Their mom is the cofounder, co-owner, and brand name behind Stacy's Pita Chip Co. in Randolph, which has grown in eight years from a single sandwich cart in downtown Boston into an enterprise that she says will gross close to $30 million in national and international sales this year. The 39-year-old former social worker and her business partner, Mark Andrus -- he was also her husband from 1997 to 2002 -- have become so successful at turning out five flavors of natural (i.e., no artificial ingredients) pita chips and three flavors of natural soy chips that they must now keep their production line chugging round-the-clock, so as to satisfy customers ranging from gourmet specialty-shop mavens to food-club bulk buyers…

Madison -- her surname was originally Lowe, but she's legally taken her middle name -- has been something of a rolling stone...In 1995, bored by a stab at private practice in Rhode Island, she moved to Hawaii to be with Andrus, whom she'd met in California and who had a doctorate in clinical psychology. But food was lurking in the background: Madison helped start a restaurant/bar on Oahu, and later the couple fired up a business making dinners for other occupants of their condominium building until the local health department told them their kitchen wasn't exactly legal.

Along the way, Madison married, and unmarried, her business partner. "We spent all our time at work dealing with business-related problems," she confesses, "so by the time we got home, we were too tired to work out our marriage problems." She also says that working in close proximity to her former spouse is a whole lot easier than working next to her spouse: "A lot of our marriage was built around the joy of starting the business, and we still have that."

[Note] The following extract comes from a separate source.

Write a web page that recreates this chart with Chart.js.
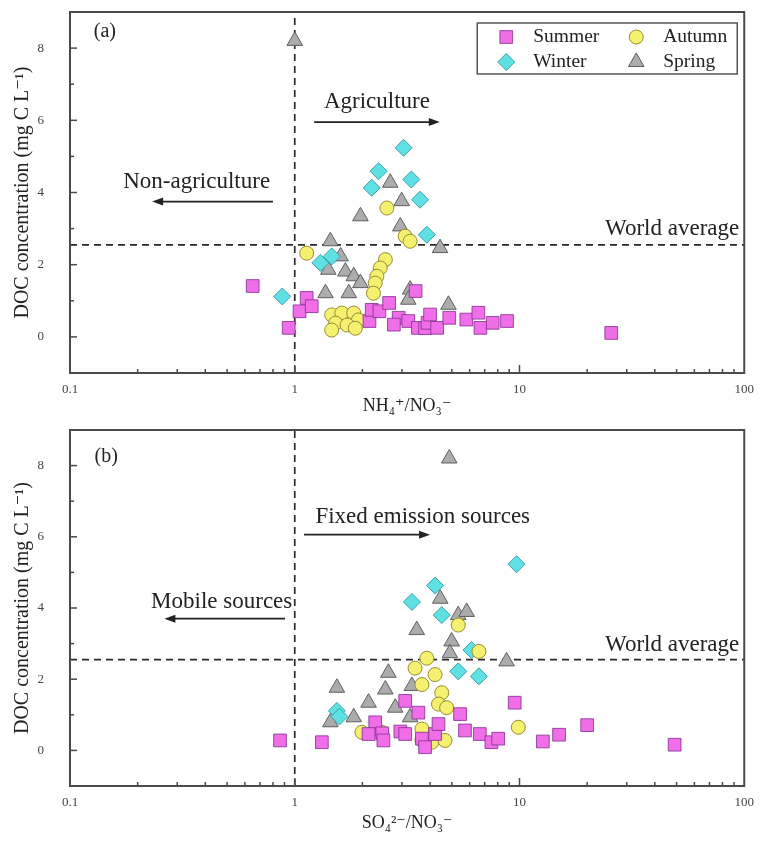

Andrus adds: "What we've discovered is that we're better friends and business partners than life partners."

Madison's brother, David Lowe, who is in charge of operations and expansion for Stacy's (and is another former psychologist), describes his older sister as someone who's not afraid to embark on an adventure. Case in point: Morgan and Samantha, who were conceived last year via artificial insemination from an anonymous donor. "I wanted kids," says Madison, "but I knew the dangers of a ticking clock."

And so, of course, life has changed for Stacy of Stacy's. She has moved from a South End apartment into a three-bedroom Cape in Canton, has traded in her 1990 Jeep Wrangler for a 2003 Land Rover, and has swapped her 65-hour workweeks for the 45-hour variety...

How odd it would be for NBC to showcase this woman as a rebuttal to Dan Quayle's statement about (fictional) feminist motherhood being "just another lifestyle choice." This story confirms Quayle's diagnosis, not rebuts it. And NBC was verging on fiction by not telling a fuller, more accurate story.